Ostthüringer Zeitung (Schmölln)
Ein Gespenst in Berlin
Ein Gespenst schwebt über dem Olympiastadion. Beim Länderspiel in Berlin spukt es heute vor allem durch die Köpfe der Brasilianer – in Form zweier magischer Zahlen, die sich zu jenem unwirklichen 7:1 der Deutschen im WM-Halbfinale 2014 formten. Den einen wie den anderen bleibt es als Jahrhundert-Erinnerung erhalten, den Brasilianern zusätzlich als schmerzhafte Wunde, die noch immer nicht verheilt ist, wie der neue Nationaltrainer Titi bemerkte.

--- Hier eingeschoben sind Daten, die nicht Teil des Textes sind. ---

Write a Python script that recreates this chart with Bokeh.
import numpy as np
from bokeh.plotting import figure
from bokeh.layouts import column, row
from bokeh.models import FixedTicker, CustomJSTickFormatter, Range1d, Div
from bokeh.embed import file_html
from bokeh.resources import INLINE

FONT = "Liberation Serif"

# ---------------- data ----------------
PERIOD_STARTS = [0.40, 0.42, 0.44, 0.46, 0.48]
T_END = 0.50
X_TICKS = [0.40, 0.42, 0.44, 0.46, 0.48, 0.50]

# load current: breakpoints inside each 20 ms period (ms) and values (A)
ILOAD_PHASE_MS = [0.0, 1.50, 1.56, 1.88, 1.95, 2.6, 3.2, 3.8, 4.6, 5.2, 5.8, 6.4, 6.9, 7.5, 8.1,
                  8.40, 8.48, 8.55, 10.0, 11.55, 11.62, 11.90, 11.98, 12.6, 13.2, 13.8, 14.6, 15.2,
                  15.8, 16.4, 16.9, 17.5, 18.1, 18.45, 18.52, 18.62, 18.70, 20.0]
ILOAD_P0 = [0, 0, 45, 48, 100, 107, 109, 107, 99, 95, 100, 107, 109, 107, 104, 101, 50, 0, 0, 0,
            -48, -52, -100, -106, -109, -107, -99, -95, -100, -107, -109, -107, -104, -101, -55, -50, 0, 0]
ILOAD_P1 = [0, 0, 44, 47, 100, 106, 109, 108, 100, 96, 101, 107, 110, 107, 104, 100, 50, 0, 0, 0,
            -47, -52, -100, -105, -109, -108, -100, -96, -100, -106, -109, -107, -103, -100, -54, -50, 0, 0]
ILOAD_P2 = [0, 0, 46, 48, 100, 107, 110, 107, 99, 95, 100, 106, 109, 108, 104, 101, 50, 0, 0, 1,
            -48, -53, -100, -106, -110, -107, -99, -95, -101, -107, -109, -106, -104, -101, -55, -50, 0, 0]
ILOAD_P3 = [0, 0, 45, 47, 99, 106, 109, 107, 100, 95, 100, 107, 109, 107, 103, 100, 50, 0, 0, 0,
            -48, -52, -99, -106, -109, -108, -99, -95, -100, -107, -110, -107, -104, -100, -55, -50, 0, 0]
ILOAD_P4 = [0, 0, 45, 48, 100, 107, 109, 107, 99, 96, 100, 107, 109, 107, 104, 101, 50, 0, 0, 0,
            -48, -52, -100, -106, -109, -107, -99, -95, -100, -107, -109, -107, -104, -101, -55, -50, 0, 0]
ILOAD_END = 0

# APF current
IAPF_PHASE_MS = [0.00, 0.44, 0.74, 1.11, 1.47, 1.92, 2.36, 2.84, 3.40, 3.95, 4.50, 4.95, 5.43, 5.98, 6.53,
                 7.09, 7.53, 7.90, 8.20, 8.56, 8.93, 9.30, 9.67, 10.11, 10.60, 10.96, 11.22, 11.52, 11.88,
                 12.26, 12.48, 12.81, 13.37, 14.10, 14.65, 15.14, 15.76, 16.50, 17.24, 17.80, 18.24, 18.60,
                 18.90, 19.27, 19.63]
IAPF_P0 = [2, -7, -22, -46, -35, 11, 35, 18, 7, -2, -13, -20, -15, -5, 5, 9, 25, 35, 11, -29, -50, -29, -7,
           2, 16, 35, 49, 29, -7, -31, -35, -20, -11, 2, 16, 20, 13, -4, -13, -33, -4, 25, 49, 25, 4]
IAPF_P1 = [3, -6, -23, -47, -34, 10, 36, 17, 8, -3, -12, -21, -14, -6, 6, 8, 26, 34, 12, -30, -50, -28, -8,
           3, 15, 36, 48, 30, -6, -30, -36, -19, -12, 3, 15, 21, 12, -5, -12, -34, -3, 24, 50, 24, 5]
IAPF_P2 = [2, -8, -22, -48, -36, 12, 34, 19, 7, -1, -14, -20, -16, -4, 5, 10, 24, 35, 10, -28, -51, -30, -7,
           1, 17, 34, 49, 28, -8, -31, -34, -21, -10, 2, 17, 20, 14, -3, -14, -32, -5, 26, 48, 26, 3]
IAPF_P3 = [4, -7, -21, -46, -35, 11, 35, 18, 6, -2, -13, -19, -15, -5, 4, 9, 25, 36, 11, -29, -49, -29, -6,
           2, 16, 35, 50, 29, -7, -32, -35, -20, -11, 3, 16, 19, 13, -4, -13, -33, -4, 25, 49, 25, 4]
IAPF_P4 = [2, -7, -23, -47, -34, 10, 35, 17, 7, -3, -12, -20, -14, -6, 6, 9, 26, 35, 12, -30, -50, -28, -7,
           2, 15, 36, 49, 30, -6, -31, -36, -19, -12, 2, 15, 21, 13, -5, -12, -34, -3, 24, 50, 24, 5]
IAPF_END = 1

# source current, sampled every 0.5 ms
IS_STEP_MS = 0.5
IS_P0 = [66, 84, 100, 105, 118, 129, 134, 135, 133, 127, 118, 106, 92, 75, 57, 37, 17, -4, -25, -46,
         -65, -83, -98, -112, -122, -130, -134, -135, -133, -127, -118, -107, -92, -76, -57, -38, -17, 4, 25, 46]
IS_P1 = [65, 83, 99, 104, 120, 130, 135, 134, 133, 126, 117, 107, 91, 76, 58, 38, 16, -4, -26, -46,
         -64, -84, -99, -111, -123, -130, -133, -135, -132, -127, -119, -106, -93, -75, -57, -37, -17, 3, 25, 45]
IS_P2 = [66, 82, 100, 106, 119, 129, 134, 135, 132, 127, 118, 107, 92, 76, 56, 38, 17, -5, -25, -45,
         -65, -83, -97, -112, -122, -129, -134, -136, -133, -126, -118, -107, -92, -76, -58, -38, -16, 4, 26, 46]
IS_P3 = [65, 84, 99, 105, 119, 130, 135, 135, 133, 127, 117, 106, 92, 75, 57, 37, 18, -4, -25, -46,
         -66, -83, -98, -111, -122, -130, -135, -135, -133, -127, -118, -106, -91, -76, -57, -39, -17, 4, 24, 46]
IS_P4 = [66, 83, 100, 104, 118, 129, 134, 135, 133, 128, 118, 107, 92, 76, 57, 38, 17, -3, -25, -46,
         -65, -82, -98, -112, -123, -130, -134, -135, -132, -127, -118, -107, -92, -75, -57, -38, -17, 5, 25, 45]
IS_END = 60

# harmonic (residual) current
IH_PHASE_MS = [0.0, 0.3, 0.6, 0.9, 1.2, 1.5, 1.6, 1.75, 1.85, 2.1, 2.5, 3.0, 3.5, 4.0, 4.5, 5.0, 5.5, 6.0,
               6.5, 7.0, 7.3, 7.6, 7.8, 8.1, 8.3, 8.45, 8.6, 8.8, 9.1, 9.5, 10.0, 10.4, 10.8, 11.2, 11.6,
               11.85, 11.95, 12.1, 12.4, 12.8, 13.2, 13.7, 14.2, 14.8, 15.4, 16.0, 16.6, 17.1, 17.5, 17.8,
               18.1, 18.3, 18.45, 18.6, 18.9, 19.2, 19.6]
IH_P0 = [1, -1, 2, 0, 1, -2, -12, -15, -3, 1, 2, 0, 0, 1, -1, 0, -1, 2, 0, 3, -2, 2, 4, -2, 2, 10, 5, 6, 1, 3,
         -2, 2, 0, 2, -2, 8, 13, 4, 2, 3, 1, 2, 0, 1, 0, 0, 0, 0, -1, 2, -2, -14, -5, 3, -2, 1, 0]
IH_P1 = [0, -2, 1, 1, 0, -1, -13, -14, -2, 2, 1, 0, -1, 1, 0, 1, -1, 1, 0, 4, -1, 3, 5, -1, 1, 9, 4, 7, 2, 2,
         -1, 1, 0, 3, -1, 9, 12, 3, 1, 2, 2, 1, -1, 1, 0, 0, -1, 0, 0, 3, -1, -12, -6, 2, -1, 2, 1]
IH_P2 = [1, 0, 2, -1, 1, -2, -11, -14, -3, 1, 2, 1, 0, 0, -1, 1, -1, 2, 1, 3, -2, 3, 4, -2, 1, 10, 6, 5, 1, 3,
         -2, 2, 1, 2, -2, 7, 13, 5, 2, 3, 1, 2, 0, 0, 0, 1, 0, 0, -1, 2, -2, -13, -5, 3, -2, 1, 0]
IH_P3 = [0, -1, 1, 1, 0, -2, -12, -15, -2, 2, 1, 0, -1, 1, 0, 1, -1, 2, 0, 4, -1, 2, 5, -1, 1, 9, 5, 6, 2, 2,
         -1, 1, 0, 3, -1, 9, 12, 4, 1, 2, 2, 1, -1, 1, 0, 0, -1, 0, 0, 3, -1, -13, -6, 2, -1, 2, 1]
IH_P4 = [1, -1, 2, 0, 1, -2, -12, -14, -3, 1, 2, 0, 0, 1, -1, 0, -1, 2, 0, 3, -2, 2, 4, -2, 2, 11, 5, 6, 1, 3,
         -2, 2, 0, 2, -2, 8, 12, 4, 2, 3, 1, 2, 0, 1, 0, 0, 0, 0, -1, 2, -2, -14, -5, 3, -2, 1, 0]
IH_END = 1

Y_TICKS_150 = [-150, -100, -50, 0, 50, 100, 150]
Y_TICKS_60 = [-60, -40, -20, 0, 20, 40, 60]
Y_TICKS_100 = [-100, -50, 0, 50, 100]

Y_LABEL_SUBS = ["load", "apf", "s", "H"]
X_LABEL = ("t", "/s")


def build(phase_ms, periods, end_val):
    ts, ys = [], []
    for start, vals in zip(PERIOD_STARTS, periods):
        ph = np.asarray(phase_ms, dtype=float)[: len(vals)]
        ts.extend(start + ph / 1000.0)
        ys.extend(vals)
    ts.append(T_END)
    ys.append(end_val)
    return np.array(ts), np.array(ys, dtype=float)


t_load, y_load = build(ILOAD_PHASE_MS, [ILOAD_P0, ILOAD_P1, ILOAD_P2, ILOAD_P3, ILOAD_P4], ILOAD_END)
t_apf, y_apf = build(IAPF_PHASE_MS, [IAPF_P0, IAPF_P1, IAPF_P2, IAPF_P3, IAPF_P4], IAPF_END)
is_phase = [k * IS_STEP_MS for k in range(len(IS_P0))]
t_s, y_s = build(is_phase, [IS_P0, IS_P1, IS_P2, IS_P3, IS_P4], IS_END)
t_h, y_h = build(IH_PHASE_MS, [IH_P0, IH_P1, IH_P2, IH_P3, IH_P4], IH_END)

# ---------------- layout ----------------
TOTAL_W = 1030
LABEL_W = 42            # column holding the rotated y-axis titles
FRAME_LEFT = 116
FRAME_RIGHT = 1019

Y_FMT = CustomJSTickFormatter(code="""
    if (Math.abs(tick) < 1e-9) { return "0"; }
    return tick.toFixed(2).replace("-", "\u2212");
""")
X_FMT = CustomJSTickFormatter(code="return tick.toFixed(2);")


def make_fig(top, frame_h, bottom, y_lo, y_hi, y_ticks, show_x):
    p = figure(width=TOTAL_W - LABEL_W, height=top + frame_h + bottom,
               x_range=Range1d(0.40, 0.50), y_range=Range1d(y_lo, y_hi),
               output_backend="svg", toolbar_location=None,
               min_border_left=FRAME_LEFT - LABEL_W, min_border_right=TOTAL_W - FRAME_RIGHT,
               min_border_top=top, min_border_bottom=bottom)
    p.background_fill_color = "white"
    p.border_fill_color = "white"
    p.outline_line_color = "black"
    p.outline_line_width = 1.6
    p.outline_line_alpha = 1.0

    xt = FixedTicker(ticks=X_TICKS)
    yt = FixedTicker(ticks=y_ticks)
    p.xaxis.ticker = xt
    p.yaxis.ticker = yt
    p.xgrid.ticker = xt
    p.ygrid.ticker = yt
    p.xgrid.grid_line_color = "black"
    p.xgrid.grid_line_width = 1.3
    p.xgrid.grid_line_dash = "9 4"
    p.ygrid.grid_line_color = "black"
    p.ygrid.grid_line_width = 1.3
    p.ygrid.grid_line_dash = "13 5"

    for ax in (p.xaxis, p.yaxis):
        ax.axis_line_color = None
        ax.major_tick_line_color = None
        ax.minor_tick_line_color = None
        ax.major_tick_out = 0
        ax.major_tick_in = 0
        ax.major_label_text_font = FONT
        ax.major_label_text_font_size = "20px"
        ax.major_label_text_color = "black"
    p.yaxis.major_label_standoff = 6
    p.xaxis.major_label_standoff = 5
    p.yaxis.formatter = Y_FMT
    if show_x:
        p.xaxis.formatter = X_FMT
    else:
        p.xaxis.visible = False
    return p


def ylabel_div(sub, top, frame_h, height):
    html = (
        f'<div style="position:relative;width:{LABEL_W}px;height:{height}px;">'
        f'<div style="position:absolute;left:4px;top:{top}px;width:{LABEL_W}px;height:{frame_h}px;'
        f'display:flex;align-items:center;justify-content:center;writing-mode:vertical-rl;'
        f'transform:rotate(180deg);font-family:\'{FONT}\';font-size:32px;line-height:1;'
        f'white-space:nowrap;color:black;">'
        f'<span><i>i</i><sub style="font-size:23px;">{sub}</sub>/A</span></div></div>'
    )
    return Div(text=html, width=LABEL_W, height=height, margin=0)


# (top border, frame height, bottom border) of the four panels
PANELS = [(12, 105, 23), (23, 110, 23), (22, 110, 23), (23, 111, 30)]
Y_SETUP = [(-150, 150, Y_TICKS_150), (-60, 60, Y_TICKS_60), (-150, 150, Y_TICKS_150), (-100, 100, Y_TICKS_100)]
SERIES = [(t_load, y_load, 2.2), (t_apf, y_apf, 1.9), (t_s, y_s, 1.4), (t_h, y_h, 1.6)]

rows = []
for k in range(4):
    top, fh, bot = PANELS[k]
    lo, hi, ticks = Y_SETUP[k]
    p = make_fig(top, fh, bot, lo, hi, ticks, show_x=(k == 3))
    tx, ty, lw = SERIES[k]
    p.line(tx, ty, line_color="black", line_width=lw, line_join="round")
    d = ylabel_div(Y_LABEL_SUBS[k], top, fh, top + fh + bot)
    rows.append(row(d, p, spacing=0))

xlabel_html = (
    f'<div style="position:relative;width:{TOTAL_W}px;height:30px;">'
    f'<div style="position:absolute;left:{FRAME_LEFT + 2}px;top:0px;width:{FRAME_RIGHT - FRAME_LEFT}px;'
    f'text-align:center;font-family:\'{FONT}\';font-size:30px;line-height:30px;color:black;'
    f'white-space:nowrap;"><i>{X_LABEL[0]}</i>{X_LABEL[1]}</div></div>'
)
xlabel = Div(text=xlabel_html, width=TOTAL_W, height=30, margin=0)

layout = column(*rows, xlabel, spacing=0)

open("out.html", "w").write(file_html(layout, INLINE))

Die Schmach lastet schwer auf der großen Fußballnation, deren Mannschaft ohnehin seit jeher mehr zu tragen hat als andere. Ein ganzes Volk zehrt von den fünf WM-Titeln, die die Selecao im Laufe von sechs Jahrzehnten errungen hat. Erst recht, da die letzten beiden Großereignisse im eigenen Land – jene schicksalhafte Weltmeisterschaft 2014 und die Olympischen Spiele zwei Jahre später – Brasilien nicht befriedet haben. Im Gegenteil: die Kassen sind leer, Korruption und Gewalt an der Tagesordnung.

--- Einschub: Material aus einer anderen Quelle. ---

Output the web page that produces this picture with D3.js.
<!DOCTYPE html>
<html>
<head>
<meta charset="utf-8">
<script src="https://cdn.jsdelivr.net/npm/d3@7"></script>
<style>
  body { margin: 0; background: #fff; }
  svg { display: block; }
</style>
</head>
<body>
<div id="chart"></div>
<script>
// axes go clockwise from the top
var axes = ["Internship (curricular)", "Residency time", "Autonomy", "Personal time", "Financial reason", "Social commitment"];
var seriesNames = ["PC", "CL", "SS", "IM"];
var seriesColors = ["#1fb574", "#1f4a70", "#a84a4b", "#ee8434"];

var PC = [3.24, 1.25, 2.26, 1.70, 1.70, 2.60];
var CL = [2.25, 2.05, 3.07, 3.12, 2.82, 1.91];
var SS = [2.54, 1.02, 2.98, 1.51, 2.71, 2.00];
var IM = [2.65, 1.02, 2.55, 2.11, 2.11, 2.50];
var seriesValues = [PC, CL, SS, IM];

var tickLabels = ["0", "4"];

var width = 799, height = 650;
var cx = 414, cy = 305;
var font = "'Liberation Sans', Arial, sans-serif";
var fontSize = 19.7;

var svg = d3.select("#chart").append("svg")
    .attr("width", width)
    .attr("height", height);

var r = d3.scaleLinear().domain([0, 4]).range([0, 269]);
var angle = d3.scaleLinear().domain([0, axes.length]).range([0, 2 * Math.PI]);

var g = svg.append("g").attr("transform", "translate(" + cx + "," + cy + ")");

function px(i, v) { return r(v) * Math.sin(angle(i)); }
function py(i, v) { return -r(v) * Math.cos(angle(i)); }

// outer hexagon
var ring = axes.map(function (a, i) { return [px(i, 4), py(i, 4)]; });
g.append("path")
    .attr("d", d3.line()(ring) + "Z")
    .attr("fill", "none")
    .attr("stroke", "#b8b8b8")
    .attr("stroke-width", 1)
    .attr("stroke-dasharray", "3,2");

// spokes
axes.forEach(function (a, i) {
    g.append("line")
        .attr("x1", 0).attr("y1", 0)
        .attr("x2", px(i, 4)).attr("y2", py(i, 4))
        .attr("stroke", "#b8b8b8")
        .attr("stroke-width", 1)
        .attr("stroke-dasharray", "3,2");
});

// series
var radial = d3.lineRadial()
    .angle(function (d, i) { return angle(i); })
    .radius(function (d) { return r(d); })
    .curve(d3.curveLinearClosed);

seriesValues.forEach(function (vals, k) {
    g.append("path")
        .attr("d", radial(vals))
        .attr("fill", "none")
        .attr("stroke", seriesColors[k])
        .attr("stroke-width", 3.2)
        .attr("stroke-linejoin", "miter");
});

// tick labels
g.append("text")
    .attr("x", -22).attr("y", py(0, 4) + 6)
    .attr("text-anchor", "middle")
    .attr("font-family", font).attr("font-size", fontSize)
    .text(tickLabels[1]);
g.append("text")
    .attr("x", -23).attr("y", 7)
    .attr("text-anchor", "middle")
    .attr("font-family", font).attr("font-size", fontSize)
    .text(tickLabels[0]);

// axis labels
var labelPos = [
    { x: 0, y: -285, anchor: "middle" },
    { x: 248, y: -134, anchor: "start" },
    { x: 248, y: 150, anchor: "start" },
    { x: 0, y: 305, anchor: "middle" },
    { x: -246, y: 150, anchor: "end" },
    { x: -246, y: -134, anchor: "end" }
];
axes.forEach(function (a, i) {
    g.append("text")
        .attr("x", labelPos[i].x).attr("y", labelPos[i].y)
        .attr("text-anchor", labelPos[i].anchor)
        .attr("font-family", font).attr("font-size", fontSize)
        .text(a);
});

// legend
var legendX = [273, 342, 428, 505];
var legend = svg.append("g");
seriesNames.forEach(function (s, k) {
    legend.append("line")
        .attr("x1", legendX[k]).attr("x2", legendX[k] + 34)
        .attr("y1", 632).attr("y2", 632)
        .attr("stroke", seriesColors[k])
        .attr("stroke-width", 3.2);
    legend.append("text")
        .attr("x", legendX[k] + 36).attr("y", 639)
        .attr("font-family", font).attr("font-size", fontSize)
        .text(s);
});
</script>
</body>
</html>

So bleibt einmal mehr der Fußball als großes, ja: einziges, Versprechen. Im Sommer in Russland soll der sechste Titel her – und das Gespenst vertrieben sein. Wenn Alemanha und Brasil heute zum ersten Mal seit jener verrückten Nacht von Belo Horizonte in einem A-Länderspiel aufeinandertreffen, geht es nicht nur für die Südamerikaner um ein Stück Vergangenheitsbewältigung. Auch den Deutschen tut es gut, wenn der Seismograf der gemeinsamen Fußballgeschichte wieder auf null steht.